I agree with the result reached by my Brothers, affirming the findings of guilty and the sentence, but prefer to put my reasoning on a somewhat different footing. Under Military Rule of Evidence 103(a), the lack of any meaningful objection by the trial defense counsel to the evidence of his client’s previous convictions results in a failure to preserve that issue for appellate review. See United States v. Blackshear, 568 F.2d 1120 (5th Cir. 1978). However, Rule 103(d) provides that, even if the error was not brought to the attention of the military *781judge, we may take notice of “plain errors that materially prejudice substantial rights.” Mil.R.Evid. 103(d). Even so, I would not dwell on the questions whether or how the military judge should have admitted the evidence of previous convictions for I am fully convinced that this evidence did not influence even slightly the findings of guilty made by the military judge and, therefore, no substantial right was prejudiced. See Kotteakos v. United States, 328 U.S. 750, 764-65, 66 S.Ct. 1239, 1247-48, 90 L.Ed. 1557 (1946).

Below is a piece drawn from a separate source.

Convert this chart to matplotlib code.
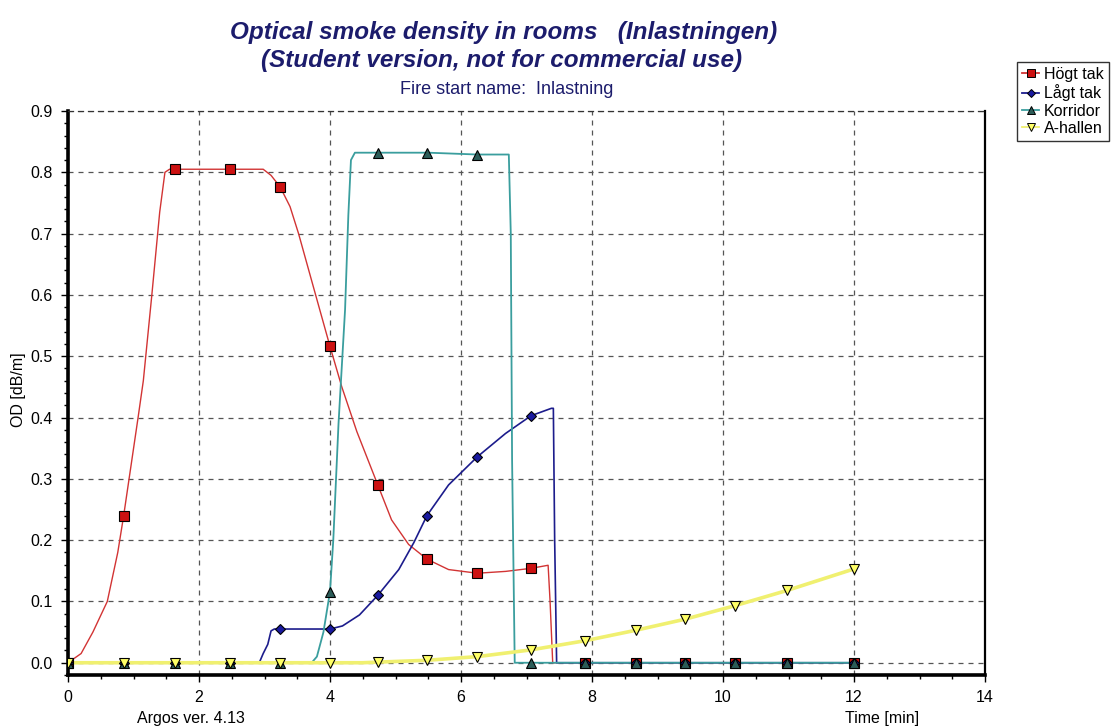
import numpy as np
from matplotlib import pyplot as plt
from matplotlib.ticker import MultipleLocator

plt.rcParams['font.family'] = ['Liberation Sans', 'DejaVu Sans']

# time of the plotted markers [min]
mark_t = [0, 0.85, 1.63, 2.47, 3.24, 4.0, 4.73, 5.48, 6.25, 7.07, 7.9, 8.67, 9.42, 10.18, 10.98, 12.0]

# Högt tak
hogt_t = [0, 0.2, 0.38, 0.6, 0.76, 0.85, 1.07, 1.15, 1.28, 1.4, 1.48, 1.55, 2.98, 3.1, 3.24, 3.39,
          3.52, 3.77, 4.0, 4.18, 4.41, 4.73, 4.94, 5.2, 5.48, 5.81, 6.25, 6.68, 7.07, 7.33, 7.36, 7.4, 12.0]
hogt_v = [0, 0.015, 0.05, 0.10, 0.18, 0.24, 0.40, 0.46, 0.60, 0.735, 0.80, 0.805, 0.805, 0.795, 0.776, 0.744,
          0.70, 0.604, 0.516, 0.45, 0.377, 0.29, 0.233, 0.193, 0.169, 0.152, 0.146, 0.149, 0.154, 0.159, 0.1, 0, 0]
hogt_mark = [0, 0.24, 0.805, 0.805, 0.776, 0.516, 0.29, 0.169, 0.146, 0.154, 0, 0, 0, 0, 0, 0]

# Lågt tak
lagt_t = [0, 2.92, 2.98, 3.05, 3.1, 3.15, 4.0, 4.19, 4.45, 4.73, 5.05, 5.28, 5.48, 5.81, 6.25, 6.68,
          7.07, 7.38, 7.41, 7.43, 7.46, 12.0]
lagt_v = [0, 0, 0.015, 0.03, 0.052, 0.055, 0.055, 0.06, 0.078, 0.11, 0.152, 0.196, 0.24, 0.29, 0.336, 0.374,
          0.403, 0.415, 0.415, 0.2, 0, 0]
lagt_mark = [0, 0, 0, 0, 0.055, 0.055, 0.11, 0.24, 0.336, 0.403, 0, 0, 0, 0, 0, 0]

# Korridor
korr_t = [0, 3.72, 3.8, 3.9, 4.0, 4.05, 4.13, 4.23, 4.28, 4.32, 4.38, 5.5, 6.25, 6.73, 6.76, 6.78, 6.82, 12.0]
korr_v = [0, 0, 0.01, 0.05, 0.116, 0.2, 0.39, 0.576, 0.73, 0.82, 0.832, 0.832, 0.829, 0.829, 0.70, 0.33, 0, 0]
korr_mark = [0, 0, 0, 0, 0, 0.116, 0.832, 0.832, 0.829, 0, 0, 0, 0, 0, 0, 0]

# A-hallen
ahal_t = [0, 4.5, 4.73, 5.48, 6.25, 7.07, 7.9, 8.67, 9.42, 10.18, 10.98, 12.0]
ahal_v = [0, 0, 0.001, 0.004, 0.01, 0.021, 0.036, 0.053, 0.071, 0.093, 0.118, 0.153]
ahal_mark = [0, 0, 0, 0, 0, 0, 0.001, 0.004, 0.01, 0.021, 0.036, 0.053, 0.071, 0.093, 0.118, 0.153]

series = [
    ("Högt tak", hogt_t, hogt_v, hogt_mark, '#d23434', 1.0, '#cc1111', 's', 7.0),
    ("Lågt tak", lagt_t, lagt_v, lagt_mark, '#1c1c8c', 1.2, '#1a1aa0', 'D', 5.0),
    ("Korridor", korr_t, korr_v, korr_mark, '#3a9e9e', 1.3, '#2c5c58', '^', 7.0),
    ("A-hallen", ahal_t, ahal_v, ahal_mark, '#f0f070', 2.6, '#ffff66', 'v', 7.0),
]

fig = plt.figure(figsize=(11.15, 7.26), dpi=100)
ax = fig.add_axes([68 / 1115, 1 - 675 / 726, (985 - 68) / 1115, (675 - 111) / 726])

for i, (name, t, v, mv, lc, lw, mc, mk, ms) in enumerate(series):
    ax.plot(t, v, color=lc, lw=lw, zorder=3 + i)
    ax.plot(mark_t, mv, ls='none', marker=mk, ms=ms, mfc=mc, mec='black', mew=0.8, zorder=10 + i)
    ax.plot([], [], color=lc, lw=1.3, marker=mk, ms=ms * 0.85, mfc=mc, mec='black', mew=0.7, label=name)

ax.set_xlim(0, 14)
ax.set_ylim(-0.02, 0.9)
ax.xaxis.set_major_locator(MultipleLocator(2))
ax.xaxis.set_minor_locator(MultipleLocator(0.5))
ax.yaxis.set_major_locator(MultipleLocator(0.1))
ax.yaxis.set_minor_locator(MultipleLocator(0.02))
ax.yaxis.set_major_formatter(lambda v, pos: f"{v:.1f}")
ax.tick_params(which='major', direction='out', length=5, width=1, labelsize=11.5, colors='black', pad=6)
ax.tick_params(which='minor', direction='out', length=3, width=1)
ax.grid(True, which='major', color='#555555', ls=(0, (4, 4)), lw=0.9)

ax.spines['left'].set_linewidth(2.6)
ax.spines['bottom'].set_linewidth(2.6)
ax.spines['right'].set_linewidth(1.6)
ax.spines['top'].set_linestyle((0, (4, 4)))
ax.spines['top'].set_linewidth(0.9)
ax.spines['top'].set_color('#333333')

navy = '#1c1c6c'
fig.text(504 / 1115, 1 - 33 / 726, "Optical smoke density in rooms   (Inlastningen)", ha='center', va='center',
         fontsize=17.5, fontweight='bold', fontstyle='italic', color=navy)
fig.text(502 / 1115, 1 - 60 / 726, "(Student version, not for commercial use)", ha='center', va='center',
         fontsize=17.5, fontweight='bold', fontstyle='italic', color=navy)
fig.text(507 / 1115, 1 - 89 / 726, "Fire start name:  Inlastning", ha='center', va='center',
         fontsize=13, color=navy)

fig.text(19 / 1115, 1 - 390 / 726, "OD [dB/m]", rotation=90, ha='center', va='center', fontsize=11.5)
fig.text(191 / 1115, 1 - 719 / 726, "Argos ver. 4.13", ha='center', va='center', fontsize=11.5)
fig.text(882 / 1115, 1 - 719 / 726, "Time [min]", ha='center', va='center', fontsize=11.5)

leg = fig.legend(loc='upper left', bbox_to_anchor=(1017 / 1115, 1 - 62 / 726), fontsize=11.5,
                 frameon=True, fancybox=False, edgecolor='black', borderpad=0.3, labelspacing=0.15,
                 handlelength=1.1, handletextpad=0.3, borderaxespad=0)
leg.get_frame().set_linewidth(1.0)

plt.savefig("out.png", dpi=100)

As for the recital in the order announcing the sentence that there were “Three previous convictions considered,” examination of earlier court-martial manuals indicates to me that this administratively customary remark was meant to refer only to those brought forth at that point in the presentencing portion of the trial reserved for the entry of previous court-martial convictions. See, e.g., Manual for Courts-Martial, 1917, para. 306 and App. 11 at 376; U.S. Dep’t of Army, Technical Manual 27 — 255, Military Justice Procedure, para. 29, App. 2 at 211, App. 24 at 269 (1945). Now that civilian as well as military convictions are expressly made admissible at this point (see Manual for Courts-Martial, United States, 1969 (Revised edition), para. 755(3) (1981)), one may suppose they should be included in the number of previous convictions cited in the promulgating order, but none at all were introduced or referred to at that point in appellant’s trial. Accordingly, I agree that this erroneous administrative remark should be stricken from the promulgating order.